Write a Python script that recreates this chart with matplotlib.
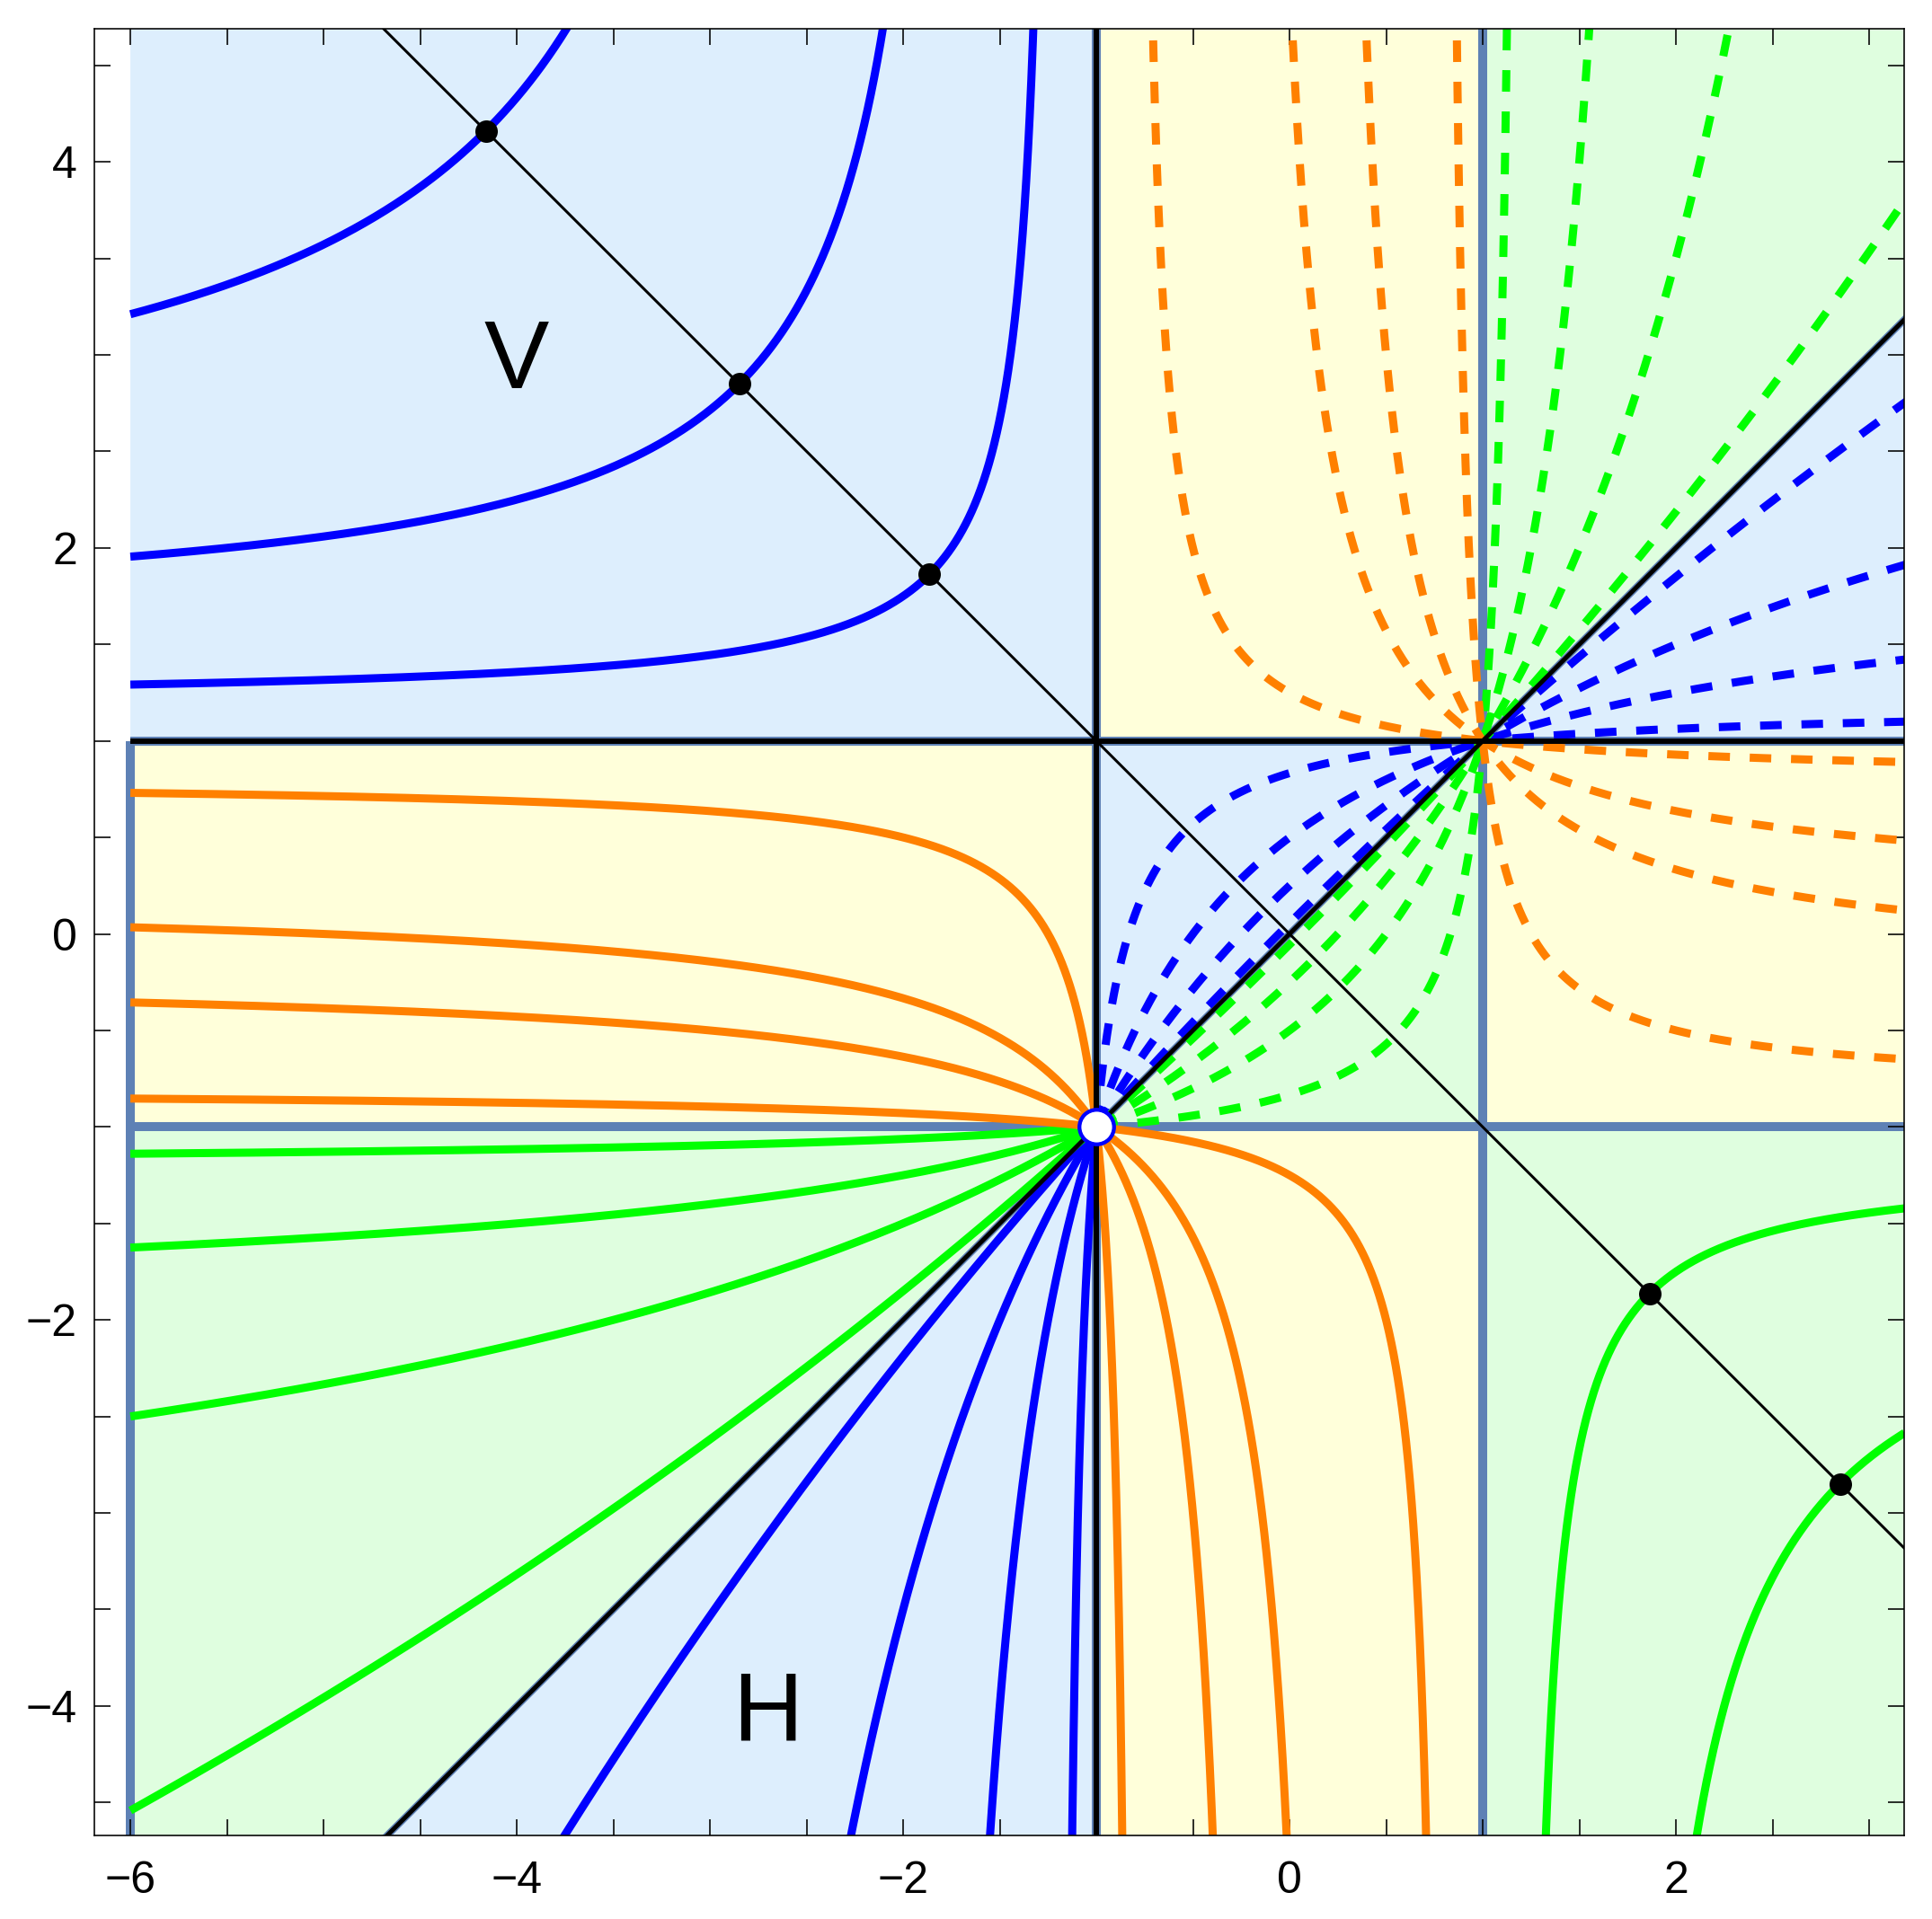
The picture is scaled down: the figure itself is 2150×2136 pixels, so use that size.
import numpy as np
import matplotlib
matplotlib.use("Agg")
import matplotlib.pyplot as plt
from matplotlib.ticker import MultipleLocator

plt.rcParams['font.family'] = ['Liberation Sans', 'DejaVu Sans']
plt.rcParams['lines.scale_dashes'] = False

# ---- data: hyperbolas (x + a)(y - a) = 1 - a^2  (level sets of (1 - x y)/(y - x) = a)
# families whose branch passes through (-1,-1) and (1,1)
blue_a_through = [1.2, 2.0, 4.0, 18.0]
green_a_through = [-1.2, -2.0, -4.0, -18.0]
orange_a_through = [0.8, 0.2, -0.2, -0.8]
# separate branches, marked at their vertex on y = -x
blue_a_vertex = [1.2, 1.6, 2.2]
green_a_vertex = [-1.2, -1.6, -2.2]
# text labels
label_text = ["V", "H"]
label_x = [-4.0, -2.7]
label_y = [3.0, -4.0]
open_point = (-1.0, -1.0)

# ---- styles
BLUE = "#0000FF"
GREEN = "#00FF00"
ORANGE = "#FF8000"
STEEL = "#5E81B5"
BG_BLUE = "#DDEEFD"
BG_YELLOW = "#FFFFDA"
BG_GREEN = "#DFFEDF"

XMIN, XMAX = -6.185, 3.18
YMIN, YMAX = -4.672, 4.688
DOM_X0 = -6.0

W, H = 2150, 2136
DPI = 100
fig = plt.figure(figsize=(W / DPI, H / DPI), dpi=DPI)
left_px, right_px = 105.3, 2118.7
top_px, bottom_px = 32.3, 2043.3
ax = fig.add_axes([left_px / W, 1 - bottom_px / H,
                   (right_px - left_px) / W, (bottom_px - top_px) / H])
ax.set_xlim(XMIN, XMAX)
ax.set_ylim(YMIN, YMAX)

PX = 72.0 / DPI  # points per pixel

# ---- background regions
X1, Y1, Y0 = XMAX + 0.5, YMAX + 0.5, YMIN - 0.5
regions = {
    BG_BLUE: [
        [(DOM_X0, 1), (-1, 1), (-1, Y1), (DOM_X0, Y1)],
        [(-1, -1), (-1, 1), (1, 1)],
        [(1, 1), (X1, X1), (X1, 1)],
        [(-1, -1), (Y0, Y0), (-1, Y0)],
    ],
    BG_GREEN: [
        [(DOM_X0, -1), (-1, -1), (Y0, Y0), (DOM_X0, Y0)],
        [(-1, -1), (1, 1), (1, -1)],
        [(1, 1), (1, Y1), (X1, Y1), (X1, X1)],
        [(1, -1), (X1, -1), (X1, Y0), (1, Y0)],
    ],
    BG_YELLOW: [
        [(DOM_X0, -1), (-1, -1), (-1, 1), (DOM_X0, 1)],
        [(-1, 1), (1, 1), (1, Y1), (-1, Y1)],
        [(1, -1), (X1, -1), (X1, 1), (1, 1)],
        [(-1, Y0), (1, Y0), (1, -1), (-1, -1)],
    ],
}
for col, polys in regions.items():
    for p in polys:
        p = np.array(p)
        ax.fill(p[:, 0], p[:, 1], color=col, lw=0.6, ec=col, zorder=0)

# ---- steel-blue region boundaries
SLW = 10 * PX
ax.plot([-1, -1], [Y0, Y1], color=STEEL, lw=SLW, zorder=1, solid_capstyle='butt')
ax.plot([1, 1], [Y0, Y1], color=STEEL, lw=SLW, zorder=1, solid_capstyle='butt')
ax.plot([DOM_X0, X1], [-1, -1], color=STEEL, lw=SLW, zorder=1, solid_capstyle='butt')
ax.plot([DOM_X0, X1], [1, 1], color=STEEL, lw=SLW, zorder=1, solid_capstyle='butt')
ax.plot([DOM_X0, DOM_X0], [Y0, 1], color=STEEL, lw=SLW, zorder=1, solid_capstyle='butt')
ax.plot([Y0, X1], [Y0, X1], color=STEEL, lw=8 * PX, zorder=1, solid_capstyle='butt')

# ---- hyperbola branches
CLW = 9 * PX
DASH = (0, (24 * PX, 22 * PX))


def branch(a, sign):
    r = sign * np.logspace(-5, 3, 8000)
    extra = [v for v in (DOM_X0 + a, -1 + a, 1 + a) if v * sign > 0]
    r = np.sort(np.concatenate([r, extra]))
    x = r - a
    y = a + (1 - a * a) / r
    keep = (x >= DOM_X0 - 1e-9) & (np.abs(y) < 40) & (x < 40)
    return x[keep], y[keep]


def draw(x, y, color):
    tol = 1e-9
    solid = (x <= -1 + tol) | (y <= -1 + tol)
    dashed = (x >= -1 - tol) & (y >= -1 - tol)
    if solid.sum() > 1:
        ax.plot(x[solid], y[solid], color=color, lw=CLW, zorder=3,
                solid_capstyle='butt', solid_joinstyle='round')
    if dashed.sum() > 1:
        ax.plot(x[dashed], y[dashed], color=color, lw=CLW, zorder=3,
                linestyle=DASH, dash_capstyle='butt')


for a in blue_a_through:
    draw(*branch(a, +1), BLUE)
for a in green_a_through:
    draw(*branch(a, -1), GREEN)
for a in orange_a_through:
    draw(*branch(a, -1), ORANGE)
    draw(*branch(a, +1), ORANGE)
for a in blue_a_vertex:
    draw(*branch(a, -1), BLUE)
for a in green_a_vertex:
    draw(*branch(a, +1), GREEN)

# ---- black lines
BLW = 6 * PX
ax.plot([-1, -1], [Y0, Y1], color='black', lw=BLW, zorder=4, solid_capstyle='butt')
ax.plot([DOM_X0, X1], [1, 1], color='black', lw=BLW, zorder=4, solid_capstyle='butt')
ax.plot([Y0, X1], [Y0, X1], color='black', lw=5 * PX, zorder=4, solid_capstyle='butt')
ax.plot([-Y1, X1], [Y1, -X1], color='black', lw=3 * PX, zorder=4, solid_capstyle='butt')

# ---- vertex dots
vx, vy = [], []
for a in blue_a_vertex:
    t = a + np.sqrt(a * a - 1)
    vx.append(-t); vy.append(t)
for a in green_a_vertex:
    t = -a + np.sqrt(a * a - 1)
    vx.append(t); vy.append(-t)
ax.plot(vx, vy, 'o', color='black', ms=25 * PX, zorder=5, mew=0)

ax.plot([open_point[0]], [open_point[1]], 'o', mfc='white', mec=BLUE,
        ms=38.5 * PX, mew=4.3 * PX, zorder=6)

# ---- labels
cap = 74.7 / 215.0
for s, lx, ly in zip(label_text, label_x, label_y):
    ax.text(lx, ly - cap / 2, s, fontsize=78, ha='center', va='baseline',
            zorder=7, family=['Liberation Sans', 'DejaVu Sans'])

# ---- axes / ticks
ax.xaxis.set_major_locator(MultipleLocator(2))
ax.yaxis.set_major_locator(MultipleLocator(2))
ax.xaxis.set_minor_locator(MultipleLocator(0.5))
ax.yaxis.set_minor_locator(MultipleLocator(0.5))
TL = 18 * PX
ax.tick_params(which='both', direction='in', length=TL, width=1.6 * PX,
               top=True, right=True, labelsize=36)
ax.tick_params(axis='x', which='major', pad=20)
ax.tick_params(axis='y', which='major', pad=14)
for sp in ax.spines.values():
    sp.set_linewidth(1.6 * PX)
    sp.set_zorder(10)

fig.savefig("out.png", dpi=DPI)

*EXERCISE BRIEF*
Copy all the data exactly as written, but skip any picture.

*TASK ANSWER*
Write a Python script that recreates this chart with matplotlib.
The picture is scaled down: the figure itself is 2150×2136 pixels, so use that size.
import numpy as np
import matplotlib
matplotlib.use("Agg")
import matplotlib.pyplot as plt
from matplotlib.ticker import MultipleLocator

plt.rcParams['font.family'] = ['Liberation Sans', 'DejaVu Sans']
plt.rcParams['lines.scale_dashes'] = False

# ---- data: hyperbolas (x + a)(y - a) = 1 - a^2  (level sets of (1 - x y)/(y - x) = a)
# families whose branch passes through (-1,-1) and (1,1)
blue_a_through = [1.2, 2.0, 4.0, 18.0]
green_a_through = [-1.2, -2.0, -4.0, -18.0]
orange_a_through = [0.8, 0.2, -0.2, -0.8]
# separate branches, marked at their vertex on y = -x
blue_a_vertex = [1.2, 1.6, 2.2]
green_a_vertex = [-1.2, -1.6, -2.2]
# text labels
label_text = ["V", "H"]
label_x = [-4.0, -2.7]
label_y = [3.0, -4.0]
open_point = (-1.0, -1.0)

# ---- styles
BLUE = "#0000FF"
GREEN = "#00FF00"
ORANGE = "#FF8000"
STEEL = "#5E81B5"
BG_BLUE = "#DDEEFD"
BG_YELLOW = "#FFFFDA"
BG_GREEN = "#DFFEDF"

XMIN, XMAX = -6.185, 3.18
YMIN, YMAX = -4.672, 4.688
DOM_X0 = -6.0

W, H = 2150, 2136
DPI = 100
fig = plt.figure(figsize=(W / DPI, H / DPI), dpi=DPI)
left_px, right_px = 105.3, 2118.7
top_px, bottom_px = 32.3, 2043.3
ax = fig.add_axes([left_px / W, 1 - bottom_px / H,
                   (right_px - left_px) / W, (bottom_px - top_px) / H])
ax.set_xlim(XMIN, XMAX)
ax.set_ylim(YMIN, YMAX)

PX = 72.0 / DPI  # points per pixel

# ---- background regions
X1, Y1, Y0 = XMAX + 0.5, YMAX + 0.5, YMIN - 0.5
regions = {
    BG_BLUE: [
        [(DOM_X0, 1), (-1, 1), (-1, Y1), (DOM_X0, Y1)],
        [(-1, -1), (-1, 1), (1, 1)],
        [(1, 1), (X1, X1), (X1, 1)],
        [(-1, -1), (Y0, Y0), (-1, Y0)],
    ],
    BG_GREEN: [
        [(DOM_X0, -1), (-1, -1), (Y0, Y0), (DOM_X0, Y0)],
        [(-1, -1), (1, 1), (1, -1)],
        [(1, 1), (1, Y1), (X1, Y1), (X1, X1)],
        [(1, -1), (X1, -1), (X1, Y0), (1, Y0)],
    ],
    BG_YELLOW: [
        [(DOM_X0, -1), (-1, -1), (-1, 1), (DOM_X0, 1)],
        [(-1, 1), (1, 1), (1, Y1), (-1, Y1)],
        [(1, -1), (X1, -1), (X1, 1), (1, 1)],
        [(-1, Y0), (1, Y0), (1, -1), (-1, -1)],
    ],
}
for col, polys in regions.items():
    for p in polys:
        p = np.array(p)
        ax.fill(p[:, 0], p[:, 1], color=col, lw=0.6, ec=col, zorder=0)

# ---- steel-blue region boundaries
SLW = 10 * PX
ax.plot([-1, -1], [Y0, Y1], color=STEEL, lw=SLW, zorder=1, solid_capstyle='butt')
ax.plot([1, 1], [Y0, Y1], color=STEEL, lw=SLW, zorder=1, solid_capstyle='butt')
ax.plot([DOM_X0, X1], [-1, -1], color=STEEL, lw=SLW, zorder=1, solid_capstyle='butt')
ax.plot([DOM_X0, X1], [1, 1], color=STEEL, lw=SLW, zorder=1, solid_capstyle='butt')
ax.plot([DOM_X0, DOM_X0], [Y0, 1], color=STEEL, lw=SLW, zorder=1, solid_capstyle='butt')
ax.plot([Y0, X1], [Y0, X1], color=STEEL, lw=8 * PX, zorder=1, solid_capstyle='butt')

# ---- hyperbola branches
CLW = 9 * PX
DASH = (0, (24 * PX, 22 * PX))


def branch(a, sign):
    r = sign * np.logspace(-5, 3, 8000)
    extra = [v for v in (DOM_X0 + a, -1 + a, 1 + a) if v * sign > 0]
    r = np.sort(np.concatenate([r, extra]))
    x = r - a
    y = a + (1 - a * a) / r
    keep = (x >= DOM_X0 - 1e-9) & (np.abs(y) < 40) & (x < 40)
    return x[keep], y[keep]


def draw(x, y, color):
    tol = 1e-9
    solid = (x <= -1 + tol) | (y <= -1 + tol)
    dashed = (x >= -1 - tol) & (y >= -1 - tol)
    if solid.sum() > 1:
        ax.plot(x[solid], y[solid], color=color, lw=CLW, zorder=3,
                solid_capstyle='butt', solid_joinstyle='round')
    if dashed.sum() > 1:
        ax.plot(x[dashed], y[dashed], color=color, lw=CLW, zorder=3,
                linestyle=DASH, dash_capstyle='butt')


for a in blue_a_through:
    draw(*branch(a, +1), BLUE)
for a in green_a_through:
    draw(*branch(a, -1), GREEN)
for a in orange_a_through:
    draw(*branch(a, -1), ORANGE)
    draw(*branch(a, +1), ORANGE)
for a in blue_a_vertex:
    draw(*branch(a, -1), BLUE)
for a in green_a_vertex:
    draw(*branch(a, +1), GREEN)

# ---- black lines
BLW = 6 * PX
ax.plot([-1, -1], [Y0, Y1], color='black', lw=BLW, zorder=4, solid_capstyle='butt')
ax.plot([DOM_X0, X1], [1, 1], color='black', lw=BLW, zorder=4, solid_capstyle='butt')
ax.plot([Y0, X1], [Y0, X1], color='black', lw=5 * PX, zorder=4, solid_capstyle='butt')
ax.plot([-Y1, X1], [Y1, -X1], color='black', lw=3 * PX, zorder=4, solid_capstyle='butt')

# ---- vertex dots
vx, vy = [], []
for a in blue_a_vertex:
    t = a + np.sqrt(a * a - 1)
    vx.append(-t); vy.append(t)
for a in green_a_vertex:
    t = -a + np.sqrt(a * a - 1)
    vx.append(t); vy.append(-t)
ax.plot(vx, vy, 'o', color='black', ms=25 * PX, zorder=5, mew=0)

ax.plot([open_point[0]], [open_point[1]], 'o', mfc='white', mec=BLUE,
        ms=38.5 * PX, mew=4.3 * PX, zorder=6)

# ---- labels
cap = 74.7 / 215.0
for s, lx, ly in zip(label_text, label_x, label_y):
    ax.text(lx, ly - cap / 2, s, fontsize=78, ha='center', va='baseline',
            zorder=7, family=['Liberation Sans', 'DejaVu Sans'])

# ---- axes / ticks
ax.xaxis.set_major_locator(MultipleLocator(2))
ax.yaxis.set_major_locator(MultipleLocator(2))
ax.xaxis.set_minor_locator(MultipleLocator(0.5))
ax.yaxis.set_minor_locator(MultipleLocator(0.5))
TL = 18 * PX
ax.tick_params(which='both', direction='in', length=TL, width=1.6 * PX,
               top=True, right=True, labelsize=36)
ax.tick_params(axis='x', which='major', pad=20)
ax.tick_params(axis='y', which='major', pad=14)
for sp in ax.spines.values():
    sp.set_linewidth(1.6 * PX)
    sp.set_zorder(10)

fig.savefig("out.png", dpi=DPI)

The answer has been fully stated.